The Financial Impact of Servicing

(l-r.: Christine Chandler, Christian Baggett, David Harrison, Beau Jones, Beth Goff-Plourd)
HOLLYWOOD, FLA.–Servicers face increasing market and regulatory challenges, but there are ways to optimize outcomes in today’s evolving landscape, panelists said here at the MBA Commercial/Multifamily Finance Servicing and Technology Conference.
Beau Jones, Executive Managing Director, Global Business Development with Trimont, Atlanta, noted he is seeing more clients leveraging their servicing partners more heavily. “And while that’s great, it can also be somewhat difficult, because sometimes, they’re not necessarily paying attention to the scope of responsibilities of a servicing agreement, yet they’re going through some issues themselves,” he said. “Maybe they’ve got a hiring freeze, and their portfolio is having some issues. They need to leverage their own talent internally at an elevated surveillance and asset-management level. And they need more of us [servicers] to do more of the process kinds of things, which is doing well, but I’d also say that now they’re starting to leverage us more on the actual credit decisions.”

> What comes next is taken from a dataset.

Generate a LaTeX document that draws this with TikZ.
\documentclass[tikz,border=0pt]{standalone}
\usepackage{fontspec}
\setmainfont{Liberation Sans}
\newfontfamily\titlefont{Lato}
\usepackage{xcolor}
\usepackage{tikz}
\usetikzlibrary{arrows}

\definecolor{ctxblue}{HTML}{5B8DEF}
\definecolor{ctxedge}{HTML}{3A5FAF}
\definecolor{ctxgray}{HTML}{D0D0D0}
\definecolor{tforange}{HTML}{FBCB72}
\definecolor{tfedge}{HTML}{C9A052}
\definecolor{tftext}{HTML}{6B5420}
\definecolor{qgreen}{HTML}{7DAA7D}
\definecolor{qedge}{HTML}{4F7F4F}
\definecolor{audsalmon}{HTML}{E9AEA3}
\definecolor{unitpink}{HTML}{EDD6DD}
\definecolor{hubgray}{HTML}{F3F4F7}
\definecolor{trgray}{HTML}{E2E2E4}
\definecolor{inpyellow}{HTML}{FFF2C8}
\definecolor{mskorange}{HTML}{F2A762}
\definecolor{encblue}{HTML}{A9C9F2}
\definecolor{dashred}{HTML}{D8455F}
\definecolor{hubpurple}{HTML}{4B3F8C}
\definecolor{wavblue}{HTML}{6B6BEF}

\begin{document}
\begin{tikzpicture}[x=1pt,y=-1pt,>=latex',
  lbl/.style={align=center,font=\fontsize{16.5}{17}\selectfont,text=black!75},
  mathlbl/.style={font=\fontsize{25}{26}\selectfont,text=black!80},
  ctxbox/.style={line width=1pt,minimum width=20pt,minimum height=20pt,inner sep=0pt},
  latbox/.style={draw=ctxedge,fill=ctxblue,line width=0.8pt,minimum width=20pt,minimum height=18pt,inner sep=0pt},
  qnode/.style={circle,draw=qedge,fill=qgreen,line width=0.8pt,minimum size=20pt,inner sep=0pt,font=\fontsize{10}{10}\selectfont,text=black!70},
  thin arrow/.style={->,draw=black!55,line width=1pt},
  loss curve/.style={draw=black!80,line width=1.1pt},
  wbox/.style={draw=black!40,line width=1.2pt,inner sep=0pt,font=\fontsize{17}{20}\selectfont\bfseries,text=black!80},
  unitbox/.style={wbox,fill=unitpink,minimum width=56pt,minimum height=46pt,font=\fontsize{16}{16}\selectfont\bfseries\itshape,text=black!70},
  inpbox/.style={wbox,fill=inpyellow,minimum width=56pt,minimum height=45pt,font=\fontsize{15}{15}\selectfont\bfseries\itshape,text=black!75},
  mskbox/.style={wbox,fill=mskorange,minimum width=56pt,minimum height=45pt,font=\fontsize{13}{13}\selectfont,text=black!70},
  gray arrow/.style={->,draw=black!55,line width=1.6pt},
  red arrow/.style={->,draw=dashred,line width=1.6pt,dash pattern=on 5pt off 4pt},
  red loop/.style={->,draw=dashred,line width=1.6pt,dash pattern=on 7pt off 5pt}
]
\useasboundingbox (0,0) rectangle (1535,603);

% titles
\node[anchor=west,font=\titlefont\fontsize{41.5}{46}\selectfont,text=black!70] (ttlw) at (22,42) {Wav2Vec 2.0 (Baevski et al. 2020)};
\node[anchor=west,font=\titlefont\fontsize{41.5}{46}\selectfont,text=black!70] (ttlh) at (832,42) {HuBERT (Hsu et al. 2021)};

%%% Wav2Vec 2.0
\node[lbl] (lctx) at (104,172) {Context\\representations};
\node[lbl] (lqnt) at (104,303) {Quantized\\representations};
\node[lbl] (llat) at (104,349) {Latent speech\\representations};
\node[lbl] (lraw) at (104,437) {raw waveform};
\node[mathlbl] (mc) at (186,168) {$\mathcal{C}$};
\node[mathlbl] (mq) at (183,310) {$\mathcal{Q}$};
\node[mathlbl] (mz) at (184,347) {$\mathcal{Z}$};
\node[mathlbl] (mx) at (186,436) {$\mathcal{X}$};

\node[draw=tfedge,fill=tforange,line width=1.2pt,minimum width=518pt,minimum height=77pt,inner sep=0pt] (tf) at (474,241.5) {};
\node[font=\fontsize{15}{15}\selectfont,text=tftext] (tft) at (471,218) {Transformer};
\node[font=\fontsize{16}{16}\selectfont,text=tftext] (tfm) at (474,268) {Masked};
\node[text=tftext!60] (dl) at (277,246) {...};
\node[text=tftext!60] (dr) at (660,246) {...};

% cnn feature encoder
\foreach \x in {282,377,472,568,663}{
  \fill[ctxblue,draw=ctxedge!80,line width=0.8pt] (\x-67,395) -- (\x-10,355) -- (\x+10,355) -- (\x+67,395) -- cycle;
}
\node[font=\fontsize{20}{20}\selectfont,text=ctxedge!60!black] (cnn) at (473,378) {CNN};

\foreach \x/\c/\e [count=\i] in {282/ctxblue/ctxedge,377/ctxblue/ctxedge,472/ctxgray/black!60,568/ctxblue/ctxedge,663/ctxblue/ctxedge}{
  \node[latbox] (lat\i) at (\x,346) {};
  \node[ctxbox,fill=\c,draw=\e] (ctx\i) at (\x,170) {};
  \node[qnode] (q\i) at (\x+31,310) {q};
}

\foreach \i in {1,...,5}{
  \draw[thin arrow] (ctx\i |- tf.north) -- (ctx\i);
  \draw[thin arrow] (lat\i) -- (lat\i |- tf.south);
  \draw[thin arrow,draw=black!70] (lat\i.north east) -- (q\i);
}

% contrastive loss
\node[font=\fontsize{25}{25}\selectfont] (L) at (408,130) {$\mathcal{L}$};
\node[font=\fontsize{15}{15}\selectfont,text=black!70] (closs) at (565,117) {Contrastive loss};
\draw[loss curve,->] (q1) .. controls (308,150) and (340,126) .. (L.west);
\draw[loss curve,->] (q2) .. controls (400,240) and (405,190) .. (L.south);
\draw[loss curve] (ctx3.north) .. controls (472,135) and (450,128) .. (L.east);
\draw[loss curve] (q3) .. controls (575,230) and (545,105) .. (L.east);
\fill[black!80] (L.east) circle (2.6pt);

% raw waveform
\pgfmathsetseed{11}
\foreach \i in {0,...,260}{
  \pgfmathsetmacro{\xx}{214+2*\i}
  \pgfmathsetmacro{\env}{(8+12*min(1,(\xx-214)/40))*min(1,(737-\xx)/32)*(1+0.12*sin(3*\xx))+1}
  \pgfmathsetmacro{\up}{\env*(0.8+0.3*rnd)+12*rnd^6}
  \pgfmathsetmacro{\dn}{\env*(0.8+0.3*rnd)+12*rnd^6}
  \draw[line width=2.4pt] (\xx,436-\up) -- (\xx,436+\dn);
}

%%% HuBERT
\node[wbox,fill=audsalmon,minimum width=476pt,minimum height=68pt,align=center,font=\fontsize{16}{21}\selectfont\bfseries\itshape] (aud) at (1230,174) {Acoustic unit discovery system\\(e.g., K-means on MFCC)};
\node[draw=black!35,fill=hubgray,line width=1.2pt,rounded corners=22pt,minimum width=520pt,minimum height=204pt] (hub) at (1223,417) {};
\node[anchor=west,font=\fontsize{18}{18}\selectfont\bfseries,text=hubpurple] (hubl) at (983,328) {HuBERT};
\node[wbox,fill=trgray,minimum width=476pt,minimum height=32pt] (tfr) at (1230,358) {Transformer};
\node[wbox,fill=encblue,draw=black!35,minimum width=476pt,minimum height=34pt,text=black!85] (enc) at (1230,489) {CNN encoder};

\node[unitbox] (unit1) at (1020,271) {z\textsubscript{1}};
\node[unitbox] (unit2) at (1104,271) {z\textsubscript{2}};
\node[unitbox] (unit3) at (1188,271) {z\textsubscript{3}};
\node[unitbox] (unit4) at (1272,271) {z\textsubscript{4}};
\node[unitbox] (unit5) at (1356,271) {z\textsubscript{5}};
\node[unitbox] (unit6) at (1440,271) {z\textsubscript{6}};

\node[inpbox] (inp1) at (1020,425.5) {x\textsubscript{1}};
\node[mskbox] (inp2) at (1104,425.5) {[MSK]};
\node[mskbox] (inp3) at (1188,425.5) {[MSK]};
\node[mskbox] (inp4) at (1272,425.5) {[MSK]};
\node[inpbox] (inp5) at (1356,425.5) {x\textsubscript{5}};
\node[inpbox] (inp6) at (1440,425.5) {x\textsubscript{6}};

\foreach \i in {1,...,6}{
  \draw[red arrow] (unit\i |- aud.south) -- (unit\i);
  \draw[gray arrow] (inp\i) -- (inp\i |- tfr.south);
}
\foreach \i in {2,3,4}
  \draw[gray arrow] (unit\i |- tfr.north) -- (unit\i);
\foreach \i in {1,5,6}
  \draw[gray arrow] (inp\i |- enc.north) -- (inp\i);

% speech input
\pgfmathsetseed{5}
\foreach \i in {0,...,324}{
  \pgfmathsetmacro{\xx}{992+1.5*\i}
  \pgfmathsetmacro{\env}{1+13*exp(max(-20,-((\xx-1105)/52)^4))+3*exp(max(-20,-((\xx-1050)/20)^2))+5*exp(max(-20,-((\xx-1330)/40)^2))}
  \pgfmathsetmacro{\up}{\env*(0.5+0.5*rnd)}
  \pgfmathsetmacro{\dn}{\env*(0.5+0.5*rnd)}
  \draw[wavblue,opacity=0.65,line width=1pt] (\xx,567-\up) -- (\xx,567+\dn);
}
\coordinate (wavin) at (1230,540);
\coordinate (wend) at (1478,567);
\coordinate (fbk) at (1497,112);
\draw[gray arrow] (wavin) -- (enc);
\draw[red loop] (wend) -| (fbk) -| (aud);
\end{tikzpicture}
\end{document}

Beth Goff-Plourd, Assistant Vice President and Senior Director with Lincoln Financial Group, Greensboro, N.C., noted that as a lender, she is spending much more time with the firm’s correspondents than she used to. “We’re asking them for more these days based on the state of the current market,” she said. “That’s the only way you can do proper due diligence these days; there’s just too many possibilities.”
Panel moderator Christine Chandler, 2025 MBA Chair-Elect and Executive Vice President, Chief Credit Officer & Chief Operating Officer for M&T Realty Capital Corp., Baltimore, asked about the key regulatory challenges panelists face and how they impact their decisions.
“I think it goes back to one of the points that Beau is making, that there’s a continual compression of work that goes down, it doesn’t go up,” said David Harrison, Chief Operating Officer with Midland Loan Services, Overland Park, Kan. “It doesn’t go back out to homeowners. It doesn’t flow back up to the issuers. It flows to the capital level, under which is the servicer. And servicers do a phenomenal job. We’re making credit decisions. We’re insurance experts, we’re tax experts. We know everything about the entire process. The servicing standard makes you the expert. You’re held to that from your customers and from the regulatory side. And the more of these expectations that get pushed down, the broader the responsibilities are on the servicers, on the asset managers, and on the special servicers.”
Christian Baggett, Director of Business Development with Essex Financial Services LLC, noted Essex is a smaller company. “So, we try to distinguish ourselves by being able to do a lot of things with a lot of smaller clients,” he said. “For instance, we do a good bit of construction services. We’ve had to get special licensing in certain states to do specific things, whether we’re handling cash on behalf of the lender, or we’re approving the draw or something like that. So, staying in front of that has been a has been a challenge for us.”